In July 1856, Degas traveled to Italy, where he would remain for the next three years. In 1858, while staying with his aunt's family in Naples, he studied famous painters like Michelangelo and Raphael and learnt by copying their work.

Career

In 1859 he came back to Paris. He started his first important painting The Bellelli Family, and also started on a few paintings on historical myths, like Alexander and Bucephalus and The Daughter of Jephthah. In 1861 he visited Normandy and made his first drawings of horses which were an important subject for his paintings.

After the start of the Franco-Prussian War in 1870, Degas worked for the National Guard. He did not have time to paint. After the war he went to stay with his brother Rene in New Orleans, Louisiana. In 1873 he went back to Paris and in 1874 his father died. He then found out his brother had large business debts. Edgar had to sell the house and a collection of art he had inherited. He now had to depend on his paintings for his income. He created a lot of great paintings in next 10 years. With the money he earned, he bought paintings by painters he liked a lot. Examples are Manet, Paul Cézanne, Pissarro, Gauguin, Van Gogh and others.

Edgar Degas, Little Dancer Aged Fourteen, 1878-1881, NGA 110292
Little Dancer Aged Fourteen, 1878–1881, National Gallery of Art

In 1874 Edgar Degas and a group of other painters started to organise their own art exhibition. Their exhibitions were called "Impressionist Exhibitions". At the end of the 1880s, he started to take photographs of his friends. Other photographs of dancers were used as an example for some of his later paintings.

Degas's only showing of sculpture during his life took place in 1881 when he exhibited The Little Dancer of Fourteen Years. A nearly life-size wax figure with real hair and dressed in a cloth tutu, it provoked a strong reaction from critics, most of whom found its realism extraordinary but denounced the dancer as ugly.

Degas created a substantial number of other sculptures during a span of four decades, but they remained unseen by the public until a posthumous exhibition in 1918.

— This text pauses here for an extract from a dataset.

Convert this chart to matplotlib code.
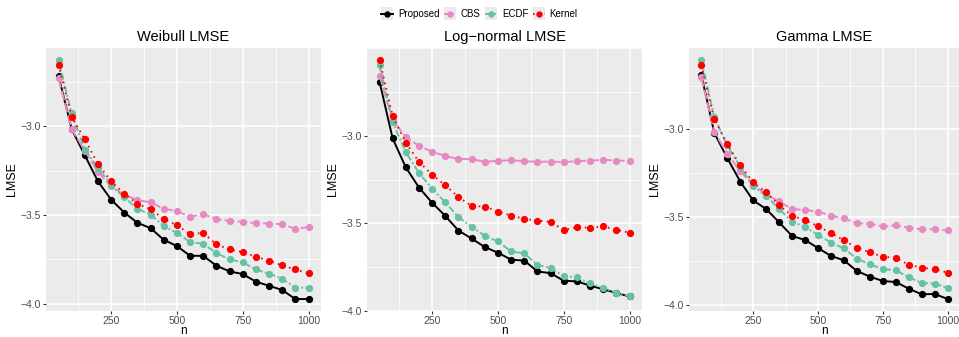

As the years passed, Degas became isolated. He probably stopped working in 1912. He never married, and he was nearly blind at the end of his life. He died in Paris in 1917. Degas left more than 2,000 oil paintings and pastels and 150 sculptures.

Degas's paintings, pastels, drawings, and sculptures are on prominent display in many museums, and have been the subject of many museum exhibitions and retrospectives.

Relationship with Mary Cassatt

Mary Stevenson Cassatt
Edgar Degas, Mary Cassatt Seated, Holding Cards, c. 1880–1884, oil on canvas, National Portrait Gallery, Washington DC (NPG.84.34)

In 1877, Degas invited Mary Cassatt to exhibit in the third Impressionist exhibition. He had admired a portrait (Ida) she exhibited in the Salon of 1874, and the two formed a friendship. They had much in common: they shared similar tastes in art and literature, came from affluent backgrounds, had studied painting in Italy, and both were independent, never marrying.

Mary Stevenson Cassatt - Mary Cassatt Self-Portrait - Google Art Project
Mary Cassatt, Self-Portrait, c. 1880, gouache and watercolor over graphite on paper, National Portrait Gallery, Washington DC (NPG.76.33)

Cassatt frequently posed for Degas, notably for his millinery series trying on hats. Cassatt and Degas worked most closely together in the fall and winter of 1879–80 when Cassatt was mastering her printmaking technique. Degas owned a small printing press, and by day she worked at his studio using his tools and press. However, in April 1880, Degas abruptly withdrew from the prints journal they had been collaborating on, and without his support the project folded. Although they continued to visit each other until Degas' death in 1917, she never again worked with him as closely as she had over the prints journal.